Em sua coluna de 30/5/04, o ombudsman do Washington Post, Michael Getler, comenta o que chama de ‘efeito megafone’, a prática dos jornais de noticiar algo que está marcado para acontecer com alguns dias de antecedência e depois fazer outra matéria quando o evento já ocorreu, repetindo basicamente as mesmas informações já publicadas. O ombudsman observa que não vê nada de muito errado nisso, mas que, freqüentemente, o procedimento pode fazer com que algo rotineiro e de pouca importância acabe ganhando mais destaque do que normalmente mereceria.
Getler localizou duas ocasiões em que o Post serviu de megafone nos últimos dias. Em 20/5, o diário noticiou que o presidente George W. Bush passaria a fazer discursos semanais sobre o Iraque até o país ganhar autonomia política, no fim de junho, começando naquela semana. Três dias depois, nova reportagem explicava a medida de Bush, que visava tirar a atenção dos problemas enfrentados pelas forças de ocupação para salientar o futuro do Iraque após a passagem do poder a seu povo.
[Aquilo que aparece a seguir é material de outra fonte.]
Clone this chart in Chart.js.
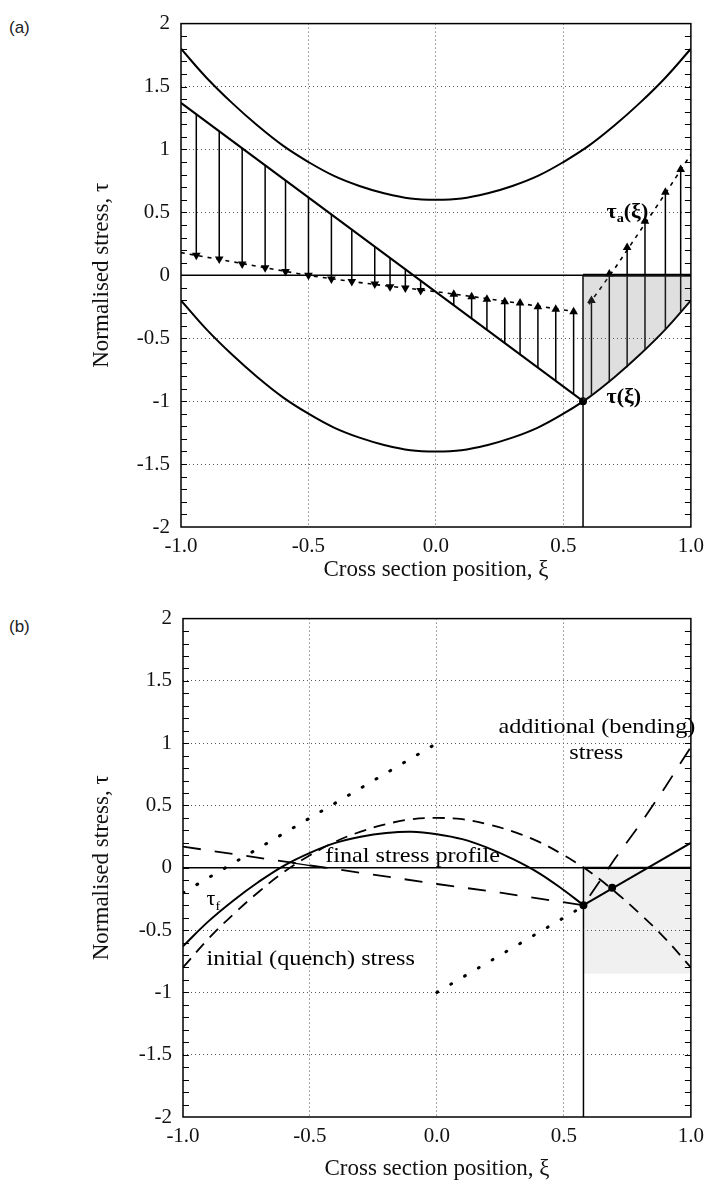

Nos dois textos foram citados altos funcionários não-identificados do governo, o que irritou alguns leitores, que apontaram que o Post diz ter uma política para evitar esse tipo de fonte sempre que possível. Após o primeiro discurso acontecer, saiu nova matéria, agora descrevendo o que de fato foi dito pelo presidente.
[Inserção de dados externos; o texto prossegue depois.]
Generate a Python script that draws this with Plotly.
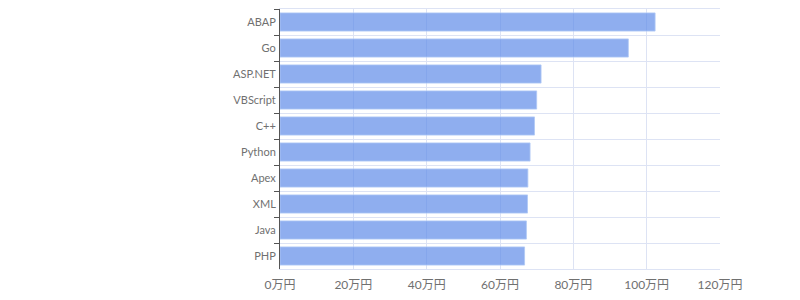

Foram três textos em posições de destaque para um evento que todo mundo já sabia que iria acontecer e que não teve nada de especial. Pior que isso: Getler destaca que um artigo analítico publicado pelo próprio Post afirmava que a fala de Bush deixou a desejar, pois não respondeu a questões cruciais.
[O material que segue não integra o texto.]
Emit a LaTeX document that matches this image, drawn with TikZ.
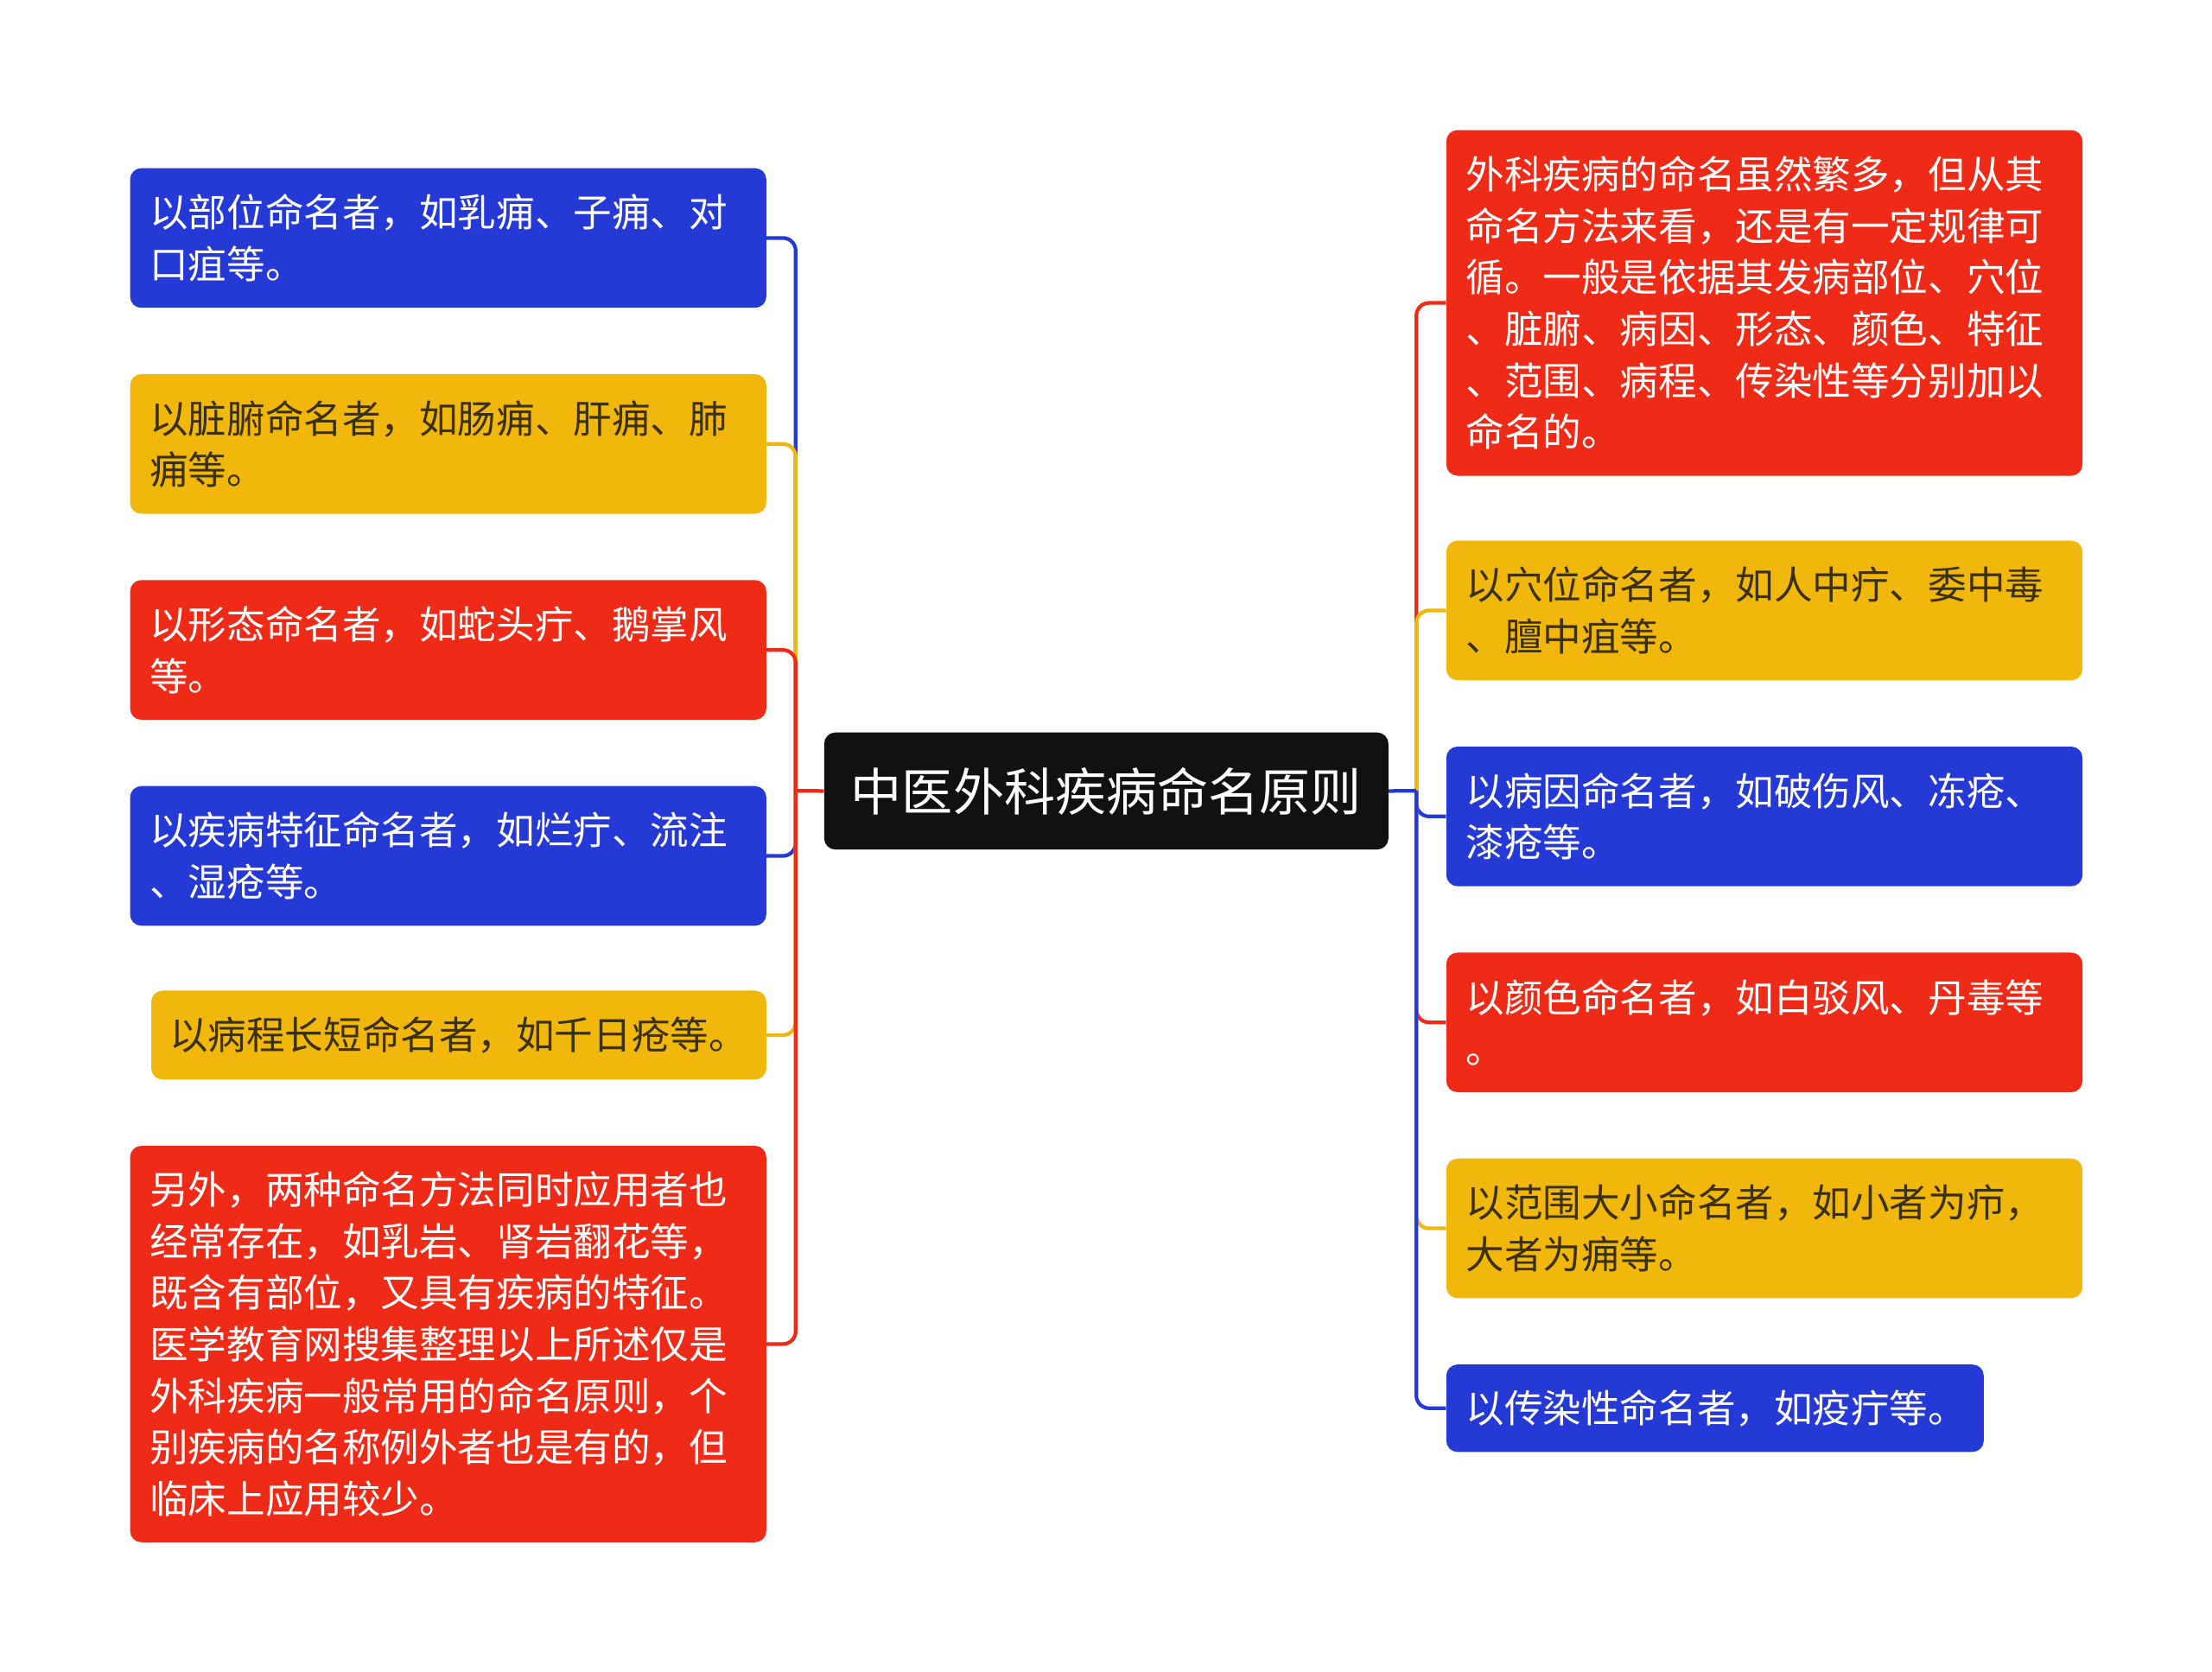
\documentclass[tikz,border=0pt]{standalone}
\usepackage{fontspec}
\newfontfamily\cjk{Noto Sans CJK SC}
\definecolor{mred}{HTML}{EF2A17}
\definecolor{mblue}{HTML}{2539D6}
\definecolor{myellow}{HTML}{F1B80B}
\definecolor{mdark}{HTML}{3A300A}
\definecolor{mblack}{HTML}{111111}
\begin{document}
\begin{tikzpicture}[x=1pt,y=-1pt,
  box/.style={rectangle, rounded corners=8pt, anchor=north west, inner xsep=14pt, inner ysep=0pt,
    align=left, font=\cjk\fontsize{27.3}{36.5}\selectfont},
  bw/.style={minimum width=451pt, text width=423pt},
  h2/.style={minimum height=99pt},
  redbox/.style={box, fill=mred, text=white},
  bluebox/.style={box, fill=mblue, text=white},
  yellowbox/.style={box, fill=myellow, text=mdark},
  conn/.style={line width=2.6pt, rounded corners=9pt},
  stub/.style={line width=2.6pt}
]
\fill[white] (0,0) rectangle (1568,1185);
\useasboundingbox (0,0) rectangle (1568,1185);

% center
\node[rectangle, rounded corners=8pt, anchor=north west, fill=mblack, text=white,
  minimum width=400pt, minimum height=83pt, inner sep=0pt,
  font=\cjk\fontsize{36.2}{40}\selectfont] (C) at (584,519) {中医外科疾病命名原则};

% left boxes
\node[bluebox, bw, h2] (L1) at (92,119) {以部位命名者，如乳痈、子痈、对\\口疽等。};
\node[yellowbox, bw, h2] (L2) at (92,265) {以脏腑命名者，如肠痈、肝痈、肺\\痈等。};
\node[redbox, bw, h2] (L3) at (92,411) {以形态命名者，如蛇头疔、鹅掌风\\等。};
\node[bluebox, bw, h2] (L4) at (92,557) {以疾病特征命名者，如烂疔、流注\\、湿疮等。};
\node[yellowbox, minimum width=436pt, text width=410pt, minimum height=63pt, inner xsep=13pt] (L5) at (107,702) {以病程长短命名者，如千日疮等。};
\node[redbox, bw, minimum height=281pt] (L6) at (92,812) {另外，两种命名方法同时应用者也\\经常存在，如乳岩、肾岩翻花等，\\既含有部位，又具有疾病的特征。\\医学教育网搜集整理以上所述仅是\\外科疾病一般常用的命名原则，个\\别疾病的名称例外者也是有的，但\\临床上应用较少。};

% right boxes
\node[redbox, bw, minimum height=245pt] (R1) at (1025,92) {外科疾病的命名虽然繁多，但从其\\命名方法来看，还是有一定规律可\\循。一般是依据其发病部位、穴位\\、脏腑、病因、形态、颜色、特征\\、范围、病程、传染性等分别加以\\命名的。};
\node[yellowbox, bw, h2] (R2) at (1025,383) {以穴位命名者，如人中疔、委中毒\\、膻中疽等。};
\node[bluebox, bw, h2] (R3) at (1025,529) {以病因命名者，如破伤风、冻疮、\\漆疮等。};
\node[redbox, bw, h2] (R4) at (1025,675) {以颜色命名者，如白驳风、丹毒等\\。};
\node[yellowbox, bw, h2] (R5) at (1025,821) {以范围大小命名者，如小者为疖，\\大者为痈等。};
\node[bluebox, minimum width=381pt, text width=353pt, minimum height=62pt] (R6) at (1025,967) {以传染性命名者，如疫疔等。};

% junctions
\coordinate (LJ) at (564,560.5);
\coordinate (RJ) at (1004,560.5);

% left connectors
\draw[conn, mblue] (LJ) |- (L1.east);
\draw[conn, myellow] (LJ) |- (L2.east);
\draw[conn, mred] (LJ) |- (L3.east);
\draw[conn, mblue] (LJ) |- (L4.east);
\draw[conn, myellow] (LJ) |- (L5.east);
\draw[conn, mred] (LJ) |- (L6.east);
\draw[stub, mred] (C.west) -- (LJ);

% right connectors
\draw[conn, mred] (RJ) |- (R1.west);
\draw[conn, myellow] (RJ) |- (R2.west);
\draw[conn, mblue] (RJ) |- (R3.west);
\draw[conn, mred] (RJ) |- (R4.west);
\draw[conn, myellow] (RJ) |- (R5.west);
\draw[conn, mblue] (RJ) |- (R6.west);
\draw[stub, mblue] (C.east) -- (RJ);
\end{tikzpicture}
\end{document}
No dia 26/5, o Post publicou matéria em que dava a entender que sete agentes da Al Qaeda estariam infiltrados nos EUA com a intenção de fazer um ataque terrorista que afetasse a eleição presidencial americana. O procurador-geral John Ashcroft e o diretor do FBI Robert Mueller III fariam uma coletiva de imprensa na tarde daquele dia para explicar a situação.
No dia seguinte, uma reportagem sobre a coletiva repetia as mesmas informações, explicando que o serviço de inteligência não sabia se os terroristas estavam mesmo em território americano. No entanto, a primeira matéria rendeu ao secretário de Segurança Doméstica Tom Ridge presença em quatro programas de TV, em que diminuiu o tom alarmante da notícia do Post. ‘Não há absolutamente nada específico o suficiente para que façamos ao presidente a recomendação de elevar o nível de ameaça’, disse, no ar.
Leitores escreveram ao Post descrevendo a coletiva de Ashcroft e Mueller como ‘tática do medo’ e questionando a necessidade de o diário ter dado duas notas a respeito, ambas em primeira página.